Identification of Extract Method Refactoring Opportunities

Extract Method has been recognized as one of the most important refactorings, since it decomposes large methods and can be used in combination with other refactorings for fixing a variety of design problems. However, existing tools and methodologies support extraction of methods based on a set of statements selected by the user in the original method. The goal of the proposed methodology is to automatically identify Extract Method refactoring opportunities and present them as suggestions to the designer of an object-oriented system. The suggested refactorings adhere to three principles: the extracted code should contain the complete computation of a given variable declared in the original method, the behavior of the program should be preserved after the application of the refactoring, and the extracted code should not be excessively duplicated in the original method. The proposed approach is based on the union of static slices that result from the application of a block-based slicing technique. The soundness of the identified refactoring opportunities has been evaluated by an independent designer on the system that he developed.

Decomposing object-oriented class modules using an agglomerative clustering technique

Software can be considered a live entity, as it undergoes many alterations throughout its lifecycle. Furthermore, developers do not usually retain a good design in favor of adding new features, comply with requirements or meet deadlines. For these reasons, code can become rather complex and difficult to understand. More particularly in object-oriented systems, classes may become very large and less cohesive. In order to identify such problematic cases, existing approaches have proposed the use of cohesion metrics. However, while metrics can identify classes with low cohesion, they cannot identify new or independent concepts. Moreover, these methods require a lot of human interpretation to identify the respective design flaws. In this paper, we propose a class decomposition method using an agglomerative clustering algorithm based on the Jaccard distance between class members. Our methodology is able to identify new concepts and rank the solutions according to their impact on the design quality of the system. Finally, our method has been evaluated by two independent designers who were asked to comment on the suggestions produced by our technique on their projects. The designers provided feedback on the ability of the method to identify new concepts and improve the design quality of the system in terms of cohesion.

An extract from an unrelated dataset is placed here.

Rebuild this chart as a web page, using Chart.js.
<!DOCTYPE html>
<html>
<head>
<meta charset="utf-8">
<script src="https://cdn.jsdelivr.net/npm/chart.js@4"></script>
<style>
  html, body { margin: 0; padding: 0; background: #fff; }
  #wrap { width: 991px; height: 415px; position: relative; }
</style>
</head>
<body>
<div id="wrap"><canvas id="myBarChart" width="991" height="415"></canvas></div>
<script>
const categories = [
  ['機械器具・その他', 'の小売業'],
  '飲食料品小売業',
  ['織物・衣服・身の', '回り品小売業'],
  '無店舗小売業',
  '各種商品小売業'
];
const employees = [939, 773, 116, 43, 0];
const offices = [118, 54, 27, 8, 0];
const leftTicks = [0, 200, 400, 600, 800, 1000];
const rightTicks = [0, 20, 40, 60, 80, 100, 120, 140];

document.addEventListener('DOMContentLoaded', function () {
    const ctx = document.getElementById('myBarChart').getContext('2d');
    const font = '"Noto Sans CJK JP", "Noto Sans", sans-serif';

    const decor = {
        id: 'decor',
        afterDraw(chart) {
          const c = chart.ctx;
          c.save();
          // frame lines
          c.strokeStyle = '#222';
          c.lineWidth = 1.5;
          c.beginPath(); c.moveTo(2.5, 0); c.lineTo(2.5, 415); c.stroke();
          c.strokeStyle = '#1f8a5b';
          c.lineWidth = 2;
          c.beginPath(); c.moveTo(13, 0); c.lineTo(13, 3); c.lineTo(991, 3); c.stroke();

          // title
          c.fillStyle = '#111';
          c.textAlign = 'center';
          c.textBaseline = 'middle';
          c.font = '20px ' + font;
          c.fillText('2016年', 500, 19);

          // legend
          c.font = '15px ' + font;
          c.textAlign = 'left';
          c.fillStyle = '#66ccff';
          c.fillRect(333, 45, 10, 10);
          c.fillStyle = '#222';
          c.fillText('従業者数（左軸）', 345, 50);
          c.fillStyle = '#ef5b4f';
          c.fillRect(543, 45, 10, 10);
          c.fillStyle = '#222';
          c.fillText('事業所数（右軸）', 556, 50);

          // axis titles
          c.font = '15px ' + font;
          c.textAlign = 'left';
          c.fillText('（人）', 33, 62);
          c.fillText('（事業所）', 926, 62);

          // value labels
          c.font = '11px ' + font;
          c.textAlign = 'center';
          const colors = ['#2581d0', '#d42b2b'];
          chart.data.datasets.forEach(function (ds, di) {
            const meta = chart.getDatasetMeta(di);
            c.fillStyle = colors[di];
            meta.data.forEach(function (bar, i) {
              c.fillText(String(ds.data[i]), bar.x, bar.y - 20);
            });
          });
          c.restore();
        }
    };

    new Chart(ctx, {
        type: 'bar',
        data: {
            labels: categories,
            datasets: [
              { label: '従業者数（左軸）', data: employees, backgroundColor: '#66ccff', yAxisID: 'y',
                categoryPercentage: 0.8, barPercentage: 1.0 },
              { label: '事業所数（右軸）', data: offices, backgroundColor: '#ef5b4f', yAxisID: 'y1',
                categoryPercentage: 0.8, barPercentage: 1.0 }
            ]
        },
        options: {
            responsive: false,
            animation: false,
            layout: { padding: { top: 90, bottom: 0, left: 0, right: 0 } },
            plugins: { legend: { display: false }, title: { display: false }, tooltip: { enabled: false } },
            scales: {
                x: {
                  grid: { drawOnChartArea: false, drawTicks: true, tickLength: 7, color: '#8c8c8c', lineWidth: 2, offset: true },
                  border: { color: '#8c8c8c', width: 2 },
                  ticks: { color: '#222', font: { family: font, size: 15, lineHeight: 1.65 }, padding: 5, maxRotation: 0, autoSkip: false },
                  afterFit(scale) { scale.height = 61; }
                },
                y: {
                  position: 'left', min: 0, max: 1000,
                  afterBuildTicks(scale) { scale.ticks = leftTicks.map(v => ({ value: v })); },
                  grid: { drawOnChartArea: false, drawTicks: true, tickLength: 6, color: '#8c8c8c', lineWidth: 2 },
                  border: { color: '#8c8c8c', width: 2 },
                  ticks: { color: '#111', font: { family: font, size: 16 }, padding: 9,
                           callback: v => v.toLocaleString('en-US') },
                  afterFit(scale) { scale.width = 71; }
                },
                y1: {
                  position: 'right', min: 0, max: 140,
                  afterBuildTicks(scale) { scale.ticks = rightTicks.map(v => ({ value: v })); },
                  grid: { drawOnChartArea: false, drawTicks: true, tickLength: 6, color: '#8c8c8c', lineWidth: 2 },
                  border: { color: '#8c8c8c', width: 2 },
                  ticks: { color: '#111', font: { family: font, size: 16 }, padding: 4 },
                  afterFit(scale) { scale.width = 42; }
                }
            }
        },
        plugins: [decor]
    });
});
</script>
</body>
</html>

Identification of refactoring opportunities introducing polymorphism

Polymorphism is one of the most important features offered by object-oriented programming languages, since it allows to extend/modify the behavior of a class without altering its source code, in accordance to the Open/Closed Principle. However, there is a lack of methods and tools for the identification of places in the code of an existing system that could benefit from the employment of polymorphism. In this paper we propose a technique that extracts refactoring suggestions introducing polymorphism. The approach ensures the behavior preservation of the code and the applicability of the refactoring suggestions based on the examination of a set of preconditions.

Why we refactor? confessions of GitHub contributors

Refactoring is a widespread practice that helps developers to improve the maintainability and readability of their code. However, there is a limited number of studies empirically investigating the actual motivations behind specific refactoring operations applied by developers. To fill this gap, we monitored Java projects hosted on GitHub to detect recently applied refactorings, and asked the developers to explain the reasons behind their decision to refactor the code. By applying thematic analysis on the collected responses, we compiled a catalogue of 44 distinct motivations for 12 well-known refactoring types. We found that refactoring activity is mainly driven by changes in the requirements and much less by code smells. Extract Method is the most versatile refactoring operation serving 11 different purposes. Finally, we found evidence that the IDE used by the developers affects the adoption of automated refactoring tools.